Jonathan's experiences of the sting of battle and his subsequent capture by Hessian mercenaries change him completely. They also induce a profound inner conflict which he must somehow attempt to resolve. For the first time, he now has some understanding of just how brutal and hellish armed conflict can be. The tragic testimony of the little boy concerning the death of his parents merely adds to a growing sense of disillusionment. Perhaps war's not so glorious after all.
Jonathan's confusion at the shock of capture is heightened still further by his experience at the hands of his Hessian captors. A young Hessian soldier allows the little boy to bury his parents. This small but significant expression of humanity is enough to force Jonathan to confront and challenge his negative perception of the "enemy." So much so, in fact, that he simply cannot bring himself to shoot the sleeping Hessians as he and the little boy subsequently make good their escape.
The ensuing conflict between Jonathan and the Colonel is hugely significant, not least because it could reasonably be construed as a metaphor for the conflict now raging within Jonathan's soul. The Colonel orders Jonathan to return to his place of confinement to kill the Hessians; Jonathan, however, is reluctant to do so, even when he discovers that the little boy's parents were executed as spies. In metaphorical terms the Colonel could be seen to represent Jonathan's former self, the over-enthusiastic young boy, desperate to prove himself in battle with the enemy and ready to kill. This is an intergenerational conflict once more, but this time the roles have been reversed.

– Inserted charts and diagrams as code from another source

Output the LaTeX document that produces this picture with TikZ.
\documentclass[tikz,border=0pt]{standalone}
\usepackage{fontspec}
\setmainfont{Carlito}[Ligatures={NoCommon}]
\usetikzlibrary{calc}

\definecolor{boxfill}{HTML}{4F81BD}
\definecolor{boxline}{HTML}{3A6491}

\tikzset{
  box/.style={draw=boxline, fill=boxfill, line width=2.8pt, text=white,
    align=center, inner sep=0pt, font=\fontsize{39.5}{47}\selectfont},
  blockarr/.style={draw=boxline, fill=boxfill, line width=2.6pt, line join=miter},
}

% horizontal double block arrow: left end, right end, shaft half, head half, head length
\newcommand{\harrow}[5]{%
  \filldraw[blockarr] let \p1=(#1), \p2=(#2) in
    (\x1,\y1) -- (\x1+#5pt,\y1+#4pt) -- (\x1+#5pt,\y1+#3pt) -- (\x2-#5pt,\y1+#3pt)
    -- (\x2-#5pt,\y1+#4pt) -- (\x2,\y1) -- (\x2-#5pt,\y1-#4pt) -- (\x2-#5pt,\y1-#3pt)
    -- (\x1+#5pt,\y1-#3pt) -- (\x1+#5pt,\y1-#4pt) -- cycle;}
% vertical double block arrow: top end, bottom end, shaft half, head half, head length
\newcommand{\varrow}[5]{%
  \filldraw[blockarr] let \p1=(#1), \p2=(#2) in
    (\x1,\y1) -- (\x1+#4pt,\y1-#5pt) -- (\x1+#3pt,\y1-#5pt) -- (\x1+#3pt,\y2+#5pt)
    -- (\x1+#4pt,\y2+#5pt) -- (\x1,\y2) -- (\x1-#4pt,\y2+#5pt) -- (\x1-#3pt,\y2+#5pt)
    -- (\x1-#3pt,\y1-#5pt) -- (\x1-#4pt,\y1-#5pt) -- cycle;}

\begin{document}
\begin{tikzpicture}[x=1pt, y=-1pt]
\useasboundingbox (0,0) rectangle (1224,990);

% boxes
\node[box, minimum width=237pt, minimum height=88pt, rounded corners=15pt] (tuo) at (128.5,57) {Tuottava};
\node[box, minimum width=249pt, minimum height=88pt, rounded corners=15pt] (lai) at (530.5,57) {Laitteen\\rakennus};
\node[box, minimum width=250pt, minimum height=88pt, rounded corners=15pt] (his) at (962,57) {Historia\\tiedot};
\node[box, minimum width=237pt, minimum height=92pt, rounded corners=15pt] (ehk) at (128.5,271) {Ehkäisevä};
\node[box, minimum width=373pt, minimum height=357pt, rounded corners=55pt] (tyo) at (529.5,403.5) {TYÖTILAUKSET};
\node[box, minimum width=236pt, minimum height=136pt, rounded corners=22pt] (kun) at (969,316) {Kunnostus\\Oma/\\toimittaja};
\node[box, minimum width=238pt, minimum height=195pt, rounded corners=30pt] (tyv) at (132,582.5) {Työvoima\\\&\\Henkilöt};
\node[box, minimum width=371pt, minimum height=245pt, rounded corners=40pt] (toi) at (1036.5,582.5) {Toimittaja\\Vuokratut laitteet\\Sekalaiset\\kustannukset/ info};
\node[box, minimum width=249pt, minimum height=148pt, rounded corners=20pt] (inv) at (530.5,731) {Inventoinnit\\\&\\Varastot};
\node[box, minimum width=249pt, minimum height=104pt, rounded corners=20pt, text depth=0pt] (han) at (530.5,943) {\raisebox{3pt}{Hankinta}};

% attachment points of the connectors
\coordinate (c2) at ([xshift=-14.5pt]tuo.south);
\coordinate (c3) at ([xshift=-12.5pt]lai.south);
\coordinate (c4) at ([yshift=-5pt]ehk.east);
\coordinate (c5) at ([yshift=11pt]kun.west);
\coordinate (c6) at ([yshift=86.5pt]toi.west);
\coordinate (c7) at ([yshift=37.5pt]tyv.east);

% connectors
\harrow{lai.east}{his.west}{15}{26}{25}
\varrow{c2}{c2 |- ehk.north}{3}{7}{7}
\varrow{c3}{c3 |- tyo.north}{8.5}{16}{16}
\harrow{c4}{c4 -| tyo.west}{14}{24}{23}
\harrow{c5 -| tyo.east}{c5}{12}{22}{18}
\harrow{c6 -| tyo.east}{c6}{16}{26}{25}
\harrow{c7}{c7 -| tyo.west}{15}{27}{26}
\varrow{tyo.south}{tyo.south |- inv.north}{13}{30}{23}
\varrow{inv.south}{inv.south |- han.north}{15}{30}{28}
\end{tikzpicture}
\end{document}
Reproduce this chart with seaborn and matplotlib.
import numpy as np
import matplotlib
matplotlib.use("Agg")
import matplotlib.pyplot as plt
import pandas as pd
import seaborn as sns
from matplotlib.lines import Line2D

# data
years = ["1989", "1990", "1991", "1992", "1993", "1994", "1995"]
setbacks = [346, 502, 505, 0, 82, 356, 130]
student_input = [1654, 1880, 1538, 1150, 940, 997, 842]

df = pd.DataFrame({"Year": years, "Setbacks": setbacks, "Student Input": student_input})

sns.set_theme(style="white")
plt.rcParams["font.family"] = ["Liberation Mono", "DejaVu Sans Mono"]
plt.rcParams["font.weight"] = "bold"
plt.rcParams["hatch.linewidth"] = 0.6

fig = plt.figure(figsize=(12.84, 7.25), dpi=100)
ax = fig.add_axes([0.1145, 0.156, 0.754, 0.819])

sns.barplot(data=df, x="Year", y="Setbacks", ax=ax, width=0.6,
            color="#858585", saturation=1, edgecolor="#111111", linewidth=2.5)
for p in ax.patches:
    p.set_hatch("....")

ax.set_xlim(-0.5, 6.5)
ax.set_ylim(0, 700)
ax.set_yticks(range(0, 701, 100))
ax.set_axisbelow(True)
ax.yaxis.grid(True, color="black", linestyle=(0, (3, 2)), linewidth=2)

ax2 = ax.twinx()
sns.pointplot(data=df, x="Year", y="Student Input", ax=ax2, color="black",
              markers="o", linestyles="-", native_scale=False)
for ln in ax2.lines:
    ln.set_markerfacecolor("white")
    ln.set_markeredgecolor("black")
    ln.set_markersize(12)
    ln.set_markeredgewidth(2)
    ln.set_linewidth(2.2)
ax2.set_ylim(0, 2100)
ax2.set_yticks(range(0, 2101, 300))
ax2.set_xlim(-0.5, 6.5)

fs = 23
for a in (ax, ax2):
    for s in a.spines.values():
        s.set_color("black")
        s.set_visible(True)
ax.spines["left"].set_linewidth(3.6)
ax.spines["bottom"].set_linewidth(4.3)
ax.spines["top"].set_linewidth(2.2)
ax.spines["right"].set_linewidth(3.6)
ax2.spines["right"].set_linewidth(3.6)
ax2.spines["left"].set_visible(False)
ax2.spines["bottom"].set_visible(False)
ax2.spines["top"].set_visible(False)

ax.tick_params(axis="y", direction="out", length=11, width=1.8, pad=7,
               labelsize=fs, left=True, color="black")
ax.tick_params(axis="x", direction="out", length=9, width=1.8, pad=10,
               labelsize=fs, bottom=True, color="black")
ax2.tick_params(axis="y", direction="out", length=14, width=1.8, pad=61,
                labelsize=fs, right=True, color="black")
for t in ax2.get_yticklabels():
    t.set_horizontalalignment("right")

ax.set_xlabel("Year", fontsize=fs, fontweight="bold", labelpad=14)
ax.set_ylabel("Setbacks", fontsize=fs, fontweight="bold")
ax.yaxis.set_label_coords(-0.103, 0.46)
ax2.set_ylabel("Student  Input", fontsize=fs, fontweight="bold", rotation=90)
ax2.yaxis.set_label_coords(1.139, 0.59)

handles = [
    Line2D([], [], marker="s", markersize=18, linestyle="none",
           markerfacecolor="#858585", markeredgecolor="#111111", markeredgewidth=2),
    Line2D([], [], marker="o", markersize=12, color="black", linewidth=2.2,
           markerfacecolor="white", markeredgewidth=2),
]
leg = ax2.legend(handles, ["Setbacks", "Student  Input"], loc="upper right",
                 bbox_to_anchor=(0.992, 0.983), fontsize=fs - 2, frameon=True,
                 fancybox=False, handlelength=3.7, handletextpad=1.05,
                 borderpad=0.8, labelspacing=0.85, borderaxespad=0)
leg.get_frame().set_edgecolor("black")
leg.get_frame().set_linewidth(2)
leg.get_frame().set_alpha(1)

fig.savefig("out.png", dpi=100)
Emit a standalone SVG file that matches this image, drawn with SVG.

At this stage in the story the physical, outer conflict of the war is almost of lesser importance than the internal moral struggle afflicting Jonathan. Even after being held as a human shield by the escaping enemy, Jonathan's disgust with the war is now total. He angrily destroys his gun and heads for home, completely disillusioned.
At the story's conclusion, Jonathan's inner conflict has been at least partially resolved. The boy has become like his father, but not in the way he originally envisaged.